Key evidence includes the first observation of spacetime ripples from black hole collisions and the groundbreaking image of a black hole published in 2019.
The Quantum Conundrum
Einstein’s general relativity, which describes the universe on a grand scale, predicts black holes. However, these objects also influence spacetime on a minute scale, implying intriguing quantum properties.
The main challenge for theorists is to integrate relativity and quantum mechanics into a cohesive theory, known as ‘loop’ quantum gravity, which accurately predicts observations.
Unveiling Black Hole Mysteries
Over the past decade, theorists have made significant progress in understanding black holes, offering potential explanations for some of cosmology’s biggest mysteries.
Physicists Carlo Rovelli and Francesca Vidotto from Western University in Canada have reviewed this progress, revealing some astonishing conclusions.
A Radical Transformation
Their recent work suggests that black holes, upon dying, transform into white holes.
They propose that countless tiny white holes might be passing through Earth at any time and that these objects could be the elusive dark matter believed to fill the universe.
Insights from Loop Quantum Gravity
Astrophysicists have long suspected that black holes are not static objects but evolve over time.
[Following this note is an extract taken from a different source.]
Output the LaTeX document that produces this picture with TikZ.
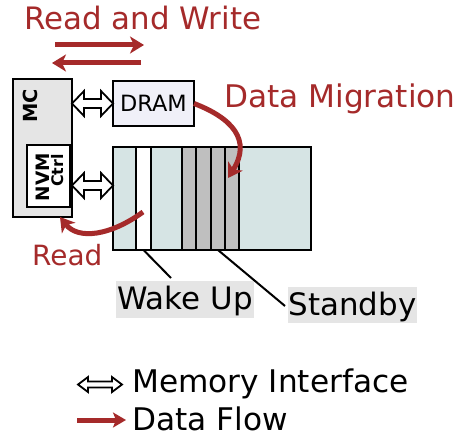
\documentclass[tikz,border=0pt]{standalone}
\usepackage{fontspec}
\setmainfont{DejaVu Sans}
\usetikzlibrary{arrows.meta,calc}
\definecolor{flow}{RGB}{165,42,42}
\definecolor{mcfill}{RGB}{229,229,229}
\definecolor{dramfill}{RGB}{240,240,248}
\definecolor{nvmfill}{RGB}{214,228,228}
\definecolor{colgray}{RGB}{191,191,191}
\definecolor{lblgray}{RGB}{229,229,229}
\tikzset{
  box/.style={draw=black, line width=2.2bp, inner sep=0pt, outer sep=0pt, anchor=north west},
  colbox/.style={draw=black, line width=2bp, inner sep=0pt, outer sep=0pt, anchor=north west, minimum height=103bp},
  memif/.style args={#1/#2/#3}{draw=black, fill=white, line width=1.8bp, line join=miter,
    to path={let \p1=(\tikztostart), \p2=(\tikztotarget) in
      (\x1,\y1) -- (\x1+#1,\y1+#2) -- (\x1+#1,\y1+#3) -- (\x2-#1,\y2+#3)
      -- (\x2-#1,\y2+#2) -- (\x2,\y2) -- (\x2-#1,\y2-#2) -- (\x2-#1,\y2-#3)
      -- (\x1+#1,\y1-#3) -- (\x1+#1,\y1-#2) -- cycle}},
  dataflow/.style={draw=flow, line width=5bp, -{Stealth[length=14bp,width=17bp,inset=4bp]}},
  redtxt/.style={text=flow, inner sep=0pt, anchor=base west},
  blktxt/.style={text=black, inner sep=0pt, anchor=base west},
  graylbl/.style={fill=lblgray, inner sep=0pt, outer sep=0pt, font=\fontsize{31}{36}\selectfont},
  rotlbl/.style={rotate=90, inner sep=0pt, anchor=base east}
}
\begin{document}
\begin{tikzpicture}[x=1bp,y=-1bp]
\useasboundingbox[fill=white] (0,0) rectangle (455,439);
% boxes
\node[box, fill=mcfill, minimum width=59bp, minimum height=138bp] (mc) at (13,79) {};
\node[rotlbl, font=\fontsize{19.5}{20}\bfseries\selectfont] (mclbl) at (37.5,89) {MC};
\node[box, fill=white, minimum width=43bp, minimum height=62bp] (ctrl) at (27,145) {};
\node[rotlbl, font=\fontsize{18.5}{20}\bfseries\selectfont] (nvmlbl) at (49.5,153) {NVM};
\node[rotlbl, font=\fontsize{16}{18}\bfseries\selectfont] (ctrllbl) at (63,154) {Ctrl};
\node[box, fill=dramfill, minimum width=81bp, minimum height=45bp, font=\fontsize{22.5}{26}\selectfont] (dram) at (113,81) {DRAM};
\node[box, fill=nvmfill, minimum width=198bp, minimum height=103bp] (nvm) at (113,147) {};
\node[colbox, fill=white, minimum width=15bp] (wk) at (136,147) {};
\node[colbox, fill=colgray, minimum width=14bp] (s1) at (182,147) {};
\node[colbox, fill=colgray, minimum width=15bp] (s2) at (196,147) {};
\node[colbox, fill=colgray, minimum width=14bp] (s3) at (211,147) {};
\node[colbox, fill=colgray, minimum width=14bp] (s4) at (225,147) {};
\draw[black, line width=2.2bp] (nvm.north west) rectangle (nvm.south east);
% interfaces
\draw[memif=12bp/12.5bp/4.5bp] (mc.east |- dram.west) to (dram.west);
\coordinate (ifl) at (mc.east |- 0,185.5);
\coordinate (ifr) at (nvm.west |- 0,185.5);
\draw[memif=12bp/12.5bp/4.5bp] (ifl) to (ifr);
% labels
\node[graylbl, minimum width=138bp, minimum height=37bp, text height=28bp, text depth=9bp, anchor=north west] (wake) at (116,281) {Wake Up};
\node[graylbl, minimum width=129bp, minimum height=36bp, text height=28bp, text depth=8bp, anchor=north west] (stby) at (288,287) {Standby};
\draw[black, line width=2bp] (wk.south) -- ($(wake.north west)+(55,-3)$);
\draw[black, line width=2bp] (s3.south) -- ($(stby.west)+(-3,1)$);
% red texts
\node[redtxt, font=\fontsize{31}{36}\selectfont] (rw) at (24,29.5) {Read and Write};
\node[redtxt, font=\fontsize{31.3}{36}\selectfont] (dm) at (224,108) {Data Migration};
\node[redtxt, font=\fontsize{28}{34}\selectfont] (rd) at (32,265) {Read};
% read/write arrows
\coordinate (rwa1) at (55,45);
\coordinate (rwa2) at (144,45);
\coordinate (rwb1) at (141,63);
\coordinate (rwb2) at (52,63);
\draw[dataflow] (rwa1) -- (rwa2);
\draw[dataflow] (rwb1) -- (rwb2);
% data migration
\coordinate (dmend) at (228,178);
\draw[dataflow] (dram.east) .. controls (232,118) and (252,140) .. (dmend);
% read
\coordinate (rdstart) at (143,212);
\coordinate (rdend) at (60,217);
\draw[dataflow] (rdstart) .. controls (110,236) and (78,240) .. (rdend);
% legend
\coordinate (lg1) at (78,384.5);
\coordinate (lg2) at (122,384.5);
\draw[memif=10bp/7.5bp/3bp] (lg1) to (lg2);
\node[blktxt, font=\fontsize{31.3}{36}\selectfont] (lgt1) at (132,392.5) {Memory Interface};
\coordinate (lg3) at (77,420);
\coordinate (lg4) at (126,420);
\draw[dataflow, -{Stealth[length=13bp,width=15bp,inset=3bp]}] (lg3) -- (lg4);
\node[blktxt, font=\fontsize{31.3}{36}\selectfont] (lgt2) at (132,430.5) {Data Flow};
\end{tikzpicture}
\end{document}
Recent theoretical advancements in loop quantum gravity have shed light on this evolution.
Black holes emit Hawking radiation, causing their horizons to shrink while their interior volumes remain vast. Rovelli and Vidotto explain, “This implies that an old evaporated black hole has a small horizon but a huge internal volume.”
From Black Hole to White Hole
This shrinkage continues until the black hole reaches the Planck Scale, where the quantum energy density prevents further contraction.
At this point, the black hole undergoes a quantum transition into a white hole with a Planckian-sized horizon and a vast interior. Understanding these remnants has become a crucial part of cosmologists’ work.
Re-evaluating White Holes
White holes, like black holes, are valid solutions to Einstein’s field equations. Rovelli and Vidotto state, “A white hole spacetime is simply the time reversal of a black hole spacetime.”
Initially thought to be insignificant, white holes are now considered to be intrinsically linked to black holes, prompting a re-evaluation of their role in the universe.
A Superposition Solution
A major challenge has been the instability of white hole solutions. However, Rovelli and Vidotto suggest that any instability would result in a stable superposition of both black and white holes.
To an observer, a white hole appears indistinguishable from a black hole, with differences in their past and future remaining inaccessible to most.
The Lifespan of Remnants
A key question is the lifespan of remnants. Rovelli and Vidotto note that for the remnant, the process of complete dissipation happens quickly.
However, due to time dilation, a distant observer would perceive this process as taking the lifetime of the universe. They explain, “Time slows down near high density mass… A black hole is a shortcut to the distant future.”
Black Hole Remnants as Dark Matter Candidates
If this theory holds true, the universe should be teeming with black hole remnants (or white holes), whose mass would influence visible matter, making them strong candidates for dark matter.
Rovelli and Vidotto assert, “Remnants are a dark matter candidate that does not require exotic assumptions of new forces, or particles or corrections to the Einstein equations, or physics beyond the standard model.”
Detecting Remnants
Detecting these particles is challenging due to the weak gravitational force at such a small scale.
However, Rovelli and Vidotto propose a method: creating a mass in a quantum superposition of two locations.
Detecting Dark Matter Particles
As a remnant passes by, it would interact more strongly with the nearer mass, altering the superposition and signaling the presence of a dark matter particle.
Whether this method can definitively identify a black hole remnant remains to be seen, but such experiments are on the verge of feasibility today.